= SOURCE MATERIAL =
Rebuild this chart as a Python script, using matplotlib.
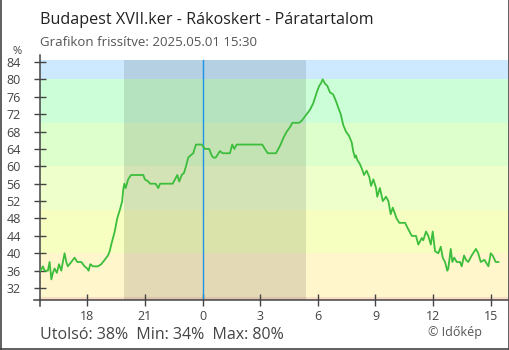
import matplotlib

matplotlib.use("Agg")
import matplotlib.pyplot as plt
from matplotlib.lines import Line2D

plt.rcParams["font.family"] = ["Open Sans", "DejaVu Sans"]

# relatív páratartalom (%), órák éjféltől (negatív = előző nap)
hours = [
    -8.44, -8.32, -8.23, -8.06, -7.97, -7.88, -7.80, -7.71, -7.59, -7.48,
    -7.36, -7.28, -7.19, -7.10, -7.02, -6.84, -6.67, -6.53, -6.32, -6.15,
    -6.01, -5.94, -5.85, -5.71, -5.45, -5.28, -5.10, -4.93, -4.84, -4.76,
    -4.67, -4.58, -4.45, -4.31, -4.19, -4.14, -4.08, -4.01, -3.88, -3.73,
    -3.09, -3.01, -2.83, -2.74, -2.45, -2.31, -2.22, -1.56, -1.44, -1.32,
    -1.22, -1.09, -0.97, -0.87, -0.75, -0.63, -0.49, -0.35, -0.05, 0.12,
    0.34, 0.47, 0.55, 0.68, 0.90, 1.04, 1.42, 1.54, 1.65, 1.77,
    3.10, 3.24, 3.39, 3.82, 3.94, 4.06, 4.20, 4.38, 4.55, 4.67,
    5.02, 5.16, 5.42, 5.59, 5.76, 5.94, 6.07, 6.15, 6.25, 6.37,
    6.49, 6.63, 6.80, 6.94, 7.06, 7.19, 7.32, 7.46, 7.62, 7.76,
    7.84, 7.93, 7.98, 8.05, 8.19, 8.33, 8.40, 8.54, 8.68, 8.77,
    8.89, 9.03, 9.09, 9.23, 9.38, 9.55, 9.67, 9.79, 9.90, 9.98,
    10.10, 10.24, 10.54, 10.71, 10.89, 11.11, 11.23, 11.41, 11.49, 11.63,
    11.75, 11.88, 11.98, 12.10, 12.27, 12.40, 12.50, 12.62, 12.74, 12.79,
    12.92, 13.00, 13.10, 13.23, 13.40, 13.49, 13.61, 13.71, 13.83, 14.01,
    14.23, 14.35, 14.48, 14.67, 14.88, 15.00, 15.10, 15.26, 15.40,
]
humidity = [
    36, 37, 36, 36, 38, 34, 35.5, 36.5, 35.5, 37.5,
    36, 38, 40, 38, 37, 38, 39, 38, 38, 37,
    36.5, 36, 37.5, 37, 37, 37.5, 38.5, 39.5, 40.5, 42,
    43.5, 45, 48, 50, 52, 54.5, 56, 55, 57, 58,
    58, 57, 56.5, 56, 56, 55, 56, 56, 57, 58,
    56.5, 58, 58.5, 60, 62, 62.5, 63, 65, 65, 64,
    64, 62.5, 62, 62, 63.5, 63, 63, 65, 64, 65,
    65, 64, 63, 63, 64, 65, 66.5, 68, 69, 70,
    70, 70.5, 72, 73, 74.5, 77, 78.5, 79, 80, 79,
    78.5, 77, 76.5, 75, 73.5, 72, 69.5, 68, 67, 65.5,
    63.5, 62, 62.5, 61.5, 60.5, 59, 58, 59, 57.5, 55.5,
    57, 55, 53, 55, 52, 53, 52, 49, 50.5, 49.5,
    48, 47, 47, 45.5, 44, 44, 42, 43.5, 43, 45,
    44, 42, 45, 40.5, 40, 41.5, 39, 38, 36, 36.5,
    41, 38, 39, 38, 38, 37, 39.5, 38.5, 38, 39.5,
    41, 40, 38, 38.5, 37, 40, 39.5, 38, 38,
]

# színsávok: (alsó, felső, szín)
band_edges = [29.26, 30, 40, 50, 60, 70, 80, 84.44]
band_colors = ["#f9dcc4", "#fff6cc", "#f6ffc0", "#eeffcc", "#ddffcc", "#ccffd8", "#cce9ff"]

sunset, sunrise = -4.1, 5.38  # 19:54 és 05:23
tick_hours = [-6, -3, 0, 3, 6, 9, 12, 15]
y_ticks = list(range(32, 85, 4))

W, H = 510, 350
fig = plt.figure(figsize=(W / 100, H / 100), dpi=100)
ax = fig.add_axes([40 / W, 50 / H, 468 / W, 245 / H])
ax.set_xlim(-8.47, 15.90)
ax.set_ylim(29.26, 85.59)

for lo, hi, c in zip(band_edges[:-1], band_edges[1:], band_colors):
    ax.axhspan(lo, hi, color=c, lw=0, zorder=0)

ax.fill_between([sunset, sunrise], band_edges[0], band_edges[-1],
                color="black", alpha=0.11, lw=0, zorder=1)
ax.plot([0, 0], [band_edges[0], band_edges[-1]], color="#1e93e6", lw=1, zorder=2)

ax.plot(hours, humidity, color="#3cbd3c", lw=1.3, zorder=3)

for s in ("top", "right", "bottom"):
    ax.spines[s].set_visible(False)
ax.spines["left"].set_color("#444444")
ax.spines["left"].set_linewidth(1.1)

axis_kw = dict(color="#444444", lw=1.1, clip_on=False, transform=ax.transAxes, zorder=4)
ax.add_line(Line2D([-6 / 468, 1], [0, 0], **axis_kw))
ax.add_line(Line2D([0, 0], [0, -6 / 245], **axis_kw))

ax.set_yticks(y_ticks)
ax.set_xticks(tick_hours)
ax.set_xticklabels([str(h % 24) for h in tick_hours])
ax.tick_params(axis="y", direction="inout", length=8.6, width=1.0, color="#444444",
               labelsize=9, labelcolor="#444444", pad=9.5)
ax.tick_params(axis="x", direction="inout", length=9, width=1.0, color="#444444",
               labelsize=9, labelcolor="#444444", pad=3)
for t, h in zip(ax.xaxis.get_major_ticks(), tick_hours):
    if h == 0:
        t.tick1line.set_color("#1e93e6")

fig.text(40 / W, 1 - 24 / H, "Budapest XVII.ker - Rákoskert - Páratartalom",
         fontsize=11.6, color="#222222", va="baseline")
fig.text(40 / W, 1 - 45.7 / H, "Grafikon frissítve: 2025.05.01 15:30",
         fontsize=9.5, color="#555555", va="baseline")
fig.text(17.5 / W, 1 - 51 / H, "%", fontsize=8, color="#444444", ha="center", va="center")
fig.text(40 / W, 1 - 339 / H, "Utolsó: 38%  Min: 34%  Max: 80%",
         fontsize=11.5, color="#444444", va="baseline")
fig.text(482 / W, 1 - 335.7 / H, "© Időkép", fontsize=9, color="#555555",
         ha="right", va="baseline")

# keret a kép szélén
frame_kw = dict(color="#444444", lw=1.2, transform=fig.transFigure)
fig.add_artist(Line2D([0.5 / W, 0.5 / W], [0, 1], **frame_kw))
fig.add_artist(Line2D([1 - 0.8 / W, 1 - 0.8 / W], [0, 1], **frame_kw))
fig.add_artist(Line2D([0, 1], [0.8 / H, 0.8 / H], **frame_kw))

fig.savefig("out.png", dpi=100)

= WHAT YOU SHOULD DO =
Without the pictures, retype the whole of the material above exactly.

= SOLUTION FOR THIS PROBLEM =
Rebuild this chart as a Python script, using matplotlib.
import matplotlib

matplotlib.use("Agg")
import matplotlib.pyplot as plt
from matplotlib.lines import Line2D

plt.rcParams["font.family"] = ["Open Sans", "DejaVu Sans"]

# relatív páratartalom (%), órák éjféltől (negatív = előző nap)
hours = [
    -8.44, -8.32, -8.23, -8.06, -7.97, -7.88, -7.80, -7.71, -7.59, -7.48,
    -7.36, -7.28, -7.19, -7.10, -7.02, -6.84, -6.67, -6.53, -6.32, -6.15,
    -6.01, -5.94, -5.85, -5.71, -5.45, -5.28, -5.10, -4.93, -4.84, -4.76,
    -4.67, -4.58, -4.45, -4.31, -4.19, -4.14, -4.08, -4.01, -3.88, -3.73,
    -3.09, -3.01, -2.83, -2.74, -2.45, -2.31, -2.22, -1.56, -1.44, -1.32,
    -1.22, -1.09, -0.97, -0.87, -0.75, -0.63, -0.49, -0.35, -0.05, 0.12,
    0.34, 0.47, 0.55, 0.68, 0.90, 1.04, 1.42, 1.54, 1.65, 1.77,
    3.10, 3.24, 3.39, 3.82, 3.94, 4.06, 4.20, 4.38, 4.55, 4.67,
    5.02, 5.16, 5.42, 5.59, 5.76, 5.94, 6.07, 6.15, 6.25, 6.37,
    6.49, 6.63, 6.80, 6.94, 7.06, 7.19, 7.32, 7.46, 7.62, 7.76,
    7.84, 7.93, 7.98, 8.05, 8.19, 8.33, 8.40, 8.54, 8.68, 8.77,
    8.89, 9.03, 9.09, 9.23, 9.38, 9.55, 9.67, 9.79, 9.90, 9.98,
    10.10, 10.24, 10.54, 10.71, 10.89, 11.11, 11.23, 11.41, 11.49, 11.63,
    11.75, 11.88, 11.98, 12.10, 12.27, 12.40, 12.50, 12.62, 12.74, 12.79,
    12.92, 13.00, 13.10, 13.23, 13.40, 13.49, 13.61, 13.71, 13.83, 14.01,
    14.23, 14.35, 14.48, 14.67, 14.88, 15.00, 15.10, 15.26, 15.40,
]
humidity = [
    36, 37, 36, 36, 38, 34, 35.5, 36.5, 35.5, 37.5,
    36, 38, 40, 38, 37, 38, 39, 38, 38, 37,
    36.5, 36, 37.5, 37, 37, 37.5, 38.5, 39.5, 40.5, 42,
    43.5, 45, 48, 50, 52, 54.5, 56, 55, 57, 58,
    58, 57, 56.5, 56, 56, 55, 56, 56, 57, 58,
    56.5, 58, 58.5, 60, 62, 62.5, 63, 65, 65, 64,
    64, 62.5, 62, 62, 63.5, 63, 63, 65, 64, 65,
    65, 64, 63, 63, 64, 65, 66.5, 68, 69, 70,
    70, 70.5, 72, 73, 74.5, 77, 78.5, 79, 80, 79,
    78.5, 77, 76.5, 75, 73.5, 72, 69.5, 68, 67, 65.5,
    63.5, 62, 62.5, 61.5, 60.5, 59, 58, 59, 57.5, 55.5,
    57, 55, 53, 55, 52, 53, 52, 49, 50.5, 49.5,
    48, 47, 47, 45.5, 44, 44, 42, 43.5, 43, 45,
    44, 42, 45, 40.5, 40, 41.5, 39, 38, 36, 36.5,
    41, 38, 39, 38, 38, 37, 39.5, 38.5, 38, 39.5,
    41, 40, 38, 38.5, 37, 40, 39.5, 38, 38,
]

# színsávok: (alsó, felső, szín)
band_edges = [29.26, 30, 40, 50, 60, 70, 80, 84.44]
band_colors = ["#f9dcc4", "#fff6cc", "#f6ffc0", "#eeffcc", "#ddffcc", "#ccffd8", "#cce9ff"]

sunset, sunrise = -4.1, 5.38  # 19:54 és 05:23
tick_hours = [-6, -3, 0, 3, 6, 9, 12, 15]
y_ticks = list(range(32, 85, 4))

W, H = 510, 350
fig = plt.figure(figsize=(W / 100, H / 100), dpi=100)
ax = fig.add_axes([40 / W, 50 / H, 468 / W, 245 / H])
ax.set_xlim(-8.47, 15.90)
ax.set_ylim(29.26, 85.59)

for lo, hi, c in zip(band_edges[:-1], band_edges[1:], band_colors):
    ax.axhspan(lo, hi, color=c, lw=0, zorder=0)

ax.fill_between([sunset, sunrise], band_edges[0], band_edges[-1],
                color="black", alpha=0.11, lw=0, zorder=1)
ax.plot([0, 0], [band_edges[0], band_edges[-1]], color="#1e93e6", lw=1, zorder=2)

ax.plot(hours, humidity, color="#3cbd3c", lw=1.3, zorder=3)

for s in ("top", "right", "bottom"):
    ax.spines[s].set_visible(False)
ax.spines["left"].set_color("#444444")
ax.spines["left"].set_linewidth(1.1)

axis_kw = dict(color="#444444", lw=1.1, clip_on=False, transform=ax.transAxes, zorder=4)
ax.add_line(Line2D([-6 / 468, 1], [0, 0], **axis_kw))
ax.add_line(Line2D([0, 0], [0, -6 / 245], **axis_kw))

ax.set_yticks(y_ticks)
ax.set_xticks(tick_hours)
ax.set_xticklabels([str(h % 24) for h in tick_hours])
ax.tick_params(axis="y", direction="inout", length=8.6, width=1.0, color="#444444",
               labelsize=9, labelcolor="#444444", pad=9.5)
ax.tick_params(axis="x", direction="inout", length=9, width=1.0, color="#444444",
               labelsize=9, labelcolor="#444444", pad=3)
for t, h in zip(ax.xaxis.get_major_ticks(), tick_hours):
    if h == 0:
        t.tick1line.set_color("#1e93e6")

fig.text(40 / W, 1 - 24 / H, "Budapest XVII.ker - Rákoskert - Páratartalom",
         fontsize=11.6, color="#222222", va="baseline")
fig.text(40 / W, 1 - 45.7 / H, "Grafikon frissítve: 2025.05.01 15:30",
         fontsize=9.5, color="#555555", va="baseline")
fig.text(17.5 / W, 1 - 51 / H, "%", fontsize=8, color="#444444", ha="center", va="center")
fig.text(40 / W, 1 - 339 / H, "Utolsó: 38%  Min: 34%  Max: 80%",
         fontsize=11.5, color="#444444", va="baseline")
fig.text(482 / W, 1 - 335.7 / H, "© Időkép", fontsize=9, color="#555555",
         ha="right", va="baseline")

# keret a kép szélén
frame_kw = dict(color="#444444", lw=1.2, transform=fig.transFigure)
fig.add_artist(Line2D([0.5 / W, 0.5 / W], [0, 1], **frame_kw))
fig.add_artist(Line2D([1 - 0.8 / W, 1 - 0.8 / W], [0, 1], **frame_kw))
fig.add_artist(Line2D([0, 1], [0.8 / H, 0.8 / H], **frame_kw))

fig.savefig("out.png", dpi=100)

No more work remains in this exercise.